Négliger la mise à jour annuelle et une méthode claire.
Un dernier piège que je tiens à souligner : la fameuse annexe de la juste valeur marchande des actions. Cette dernière doit théoriquement, dans plusieurs conventions, être mise à jour annuellement. Soyez francs. Si votre convention a été signée il y a 10 ans, combien de fois depuis avez-vous procédé à sa mise à jour?
Si vous deviez ne retenir qu’un seul conseil de cet article, je vous recommanderais celui de consacrer un peu de temps à choisir vous-mêmes, au moment de la signature de la convention, une méthode claire. Elle vous évitera de devoir vendre vos actions à une valeur comptable. Peu importe la situation qui engendrera le rachat des actions, vous aurez ainsi tout simplement à y ajouter les données à jour.
Votre planificateur financier pour vous accompagner dans le processus.
Puisque comme chef d’entreprise votre principal rôle n’est pas de devenir un expert dans toutes les matières, collaborer avec un planificateur financier vous permettra de faire une réflexion préalable à la rédaction de votre convention ou à sa mise à jour.
Il est beaucoup plus simple de d’abord établir les volontés et objectifs de chacun des actionnaires, de détailler les particularités de l’entreprise et son futur potentiel. Le tout, pour ensuite confier à un conseiller juridique la préparation de la convention avec un mandat clair.
Je précise que nous ne remplaçons pas l’avis juridique. Nous accompagnons les entrepreneurs dans l’étape préliminaire en augmentant leur niveau de connaissances sur la convention unanime des actionnaires, puis en voyant avec eux les impacts financiers de différentes situations. Ils font ainsi des choix éclairés.
Discussions préparatoires à une convention adaptée.
Voici quelques exemples de discussion à prévoir avec votre planificateur financier lors des rencontres préparatoires à la révision ou à la signature d’une première convention.
- Seriez-vous éventuellement ouverts à accueillir un nouvel actionnaire? Cette question est cruciale, car les pourcentages détenus par les deux actionnaires changeront et modifieront la balance du pouvoir.
- Quelles décisions pouvez-vous prendre seul à titre d’administrateur de la compagnie, et quelles sont celles qui doivent être prises par le conseil d’administration?
- Quelles sont vos tâches respectives dans l’entreprise?

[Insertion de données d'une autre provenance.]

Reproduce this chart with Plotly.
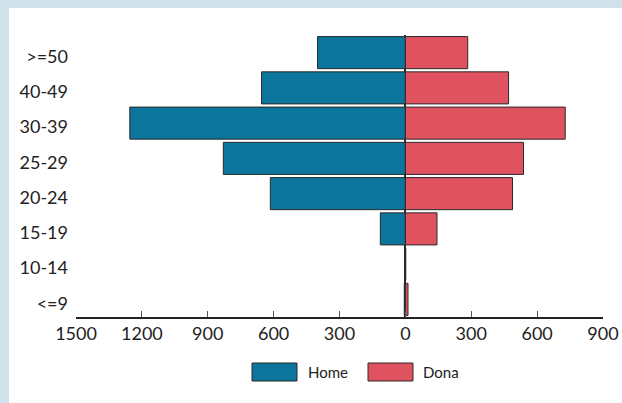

D’un point de vue financier, mon rôle en tant que planificatrice financière est aussi d’expliquer certaines situations qui pourraient mettre en péril la santé financière de l’entreprise. La convention doit tenir compte du flux de trésorerie et de l’étape où en est rendue l’entreprise.
- Pendant combien de temps allez-vous vous verser un salaire en cas d’incapacité des actionnaires de générer du revenu à la suite d’un accident ou d’une maladie? Après combien de temps rachetez-vous ses parts?
- En cas de décès, comment allez-vous financer le rachat des actions décrit dans la convention pour « sortir » rapidement la succession de l’entreprise?
- En cas de vente du vivant, comment se financera la vente des actions? A-t-on prévu une balance de vente? Etc.
- Quelle méthode retenez-vous pour évaluer les actions?
- Quelles seront les pénalités si la clause de non-sollicitation ou la clause de non-concurrence n’est pas respectée?
Et ainsi de suite. Bien entendu, il y a beaucoup à penser. Voilà pourquoi bien vous entourer vous sera non seulement bénéfique, mais vous évitera bien du stress et des mauvaises surprises.
En conclusion
Si vous avez signé votre convention il y a un bon moment, je rêverais d’en faire la lecture avec vous et de vous inviter à répondre à un petit quiz pour savoir si vous la comprenez bien. 😊
Je dis souvent que je suis une forme de traductrice, autant pour tout ce qui concerne les relevés de placements que pour les documents légaux. Rien de mieux qu’une convention signée devant un bon conseiller juridique après des discussions financières et stratégiques élaborées avec votre planificateur financier. Vous aurez alors « pour le meilleur… et le meilleur! ».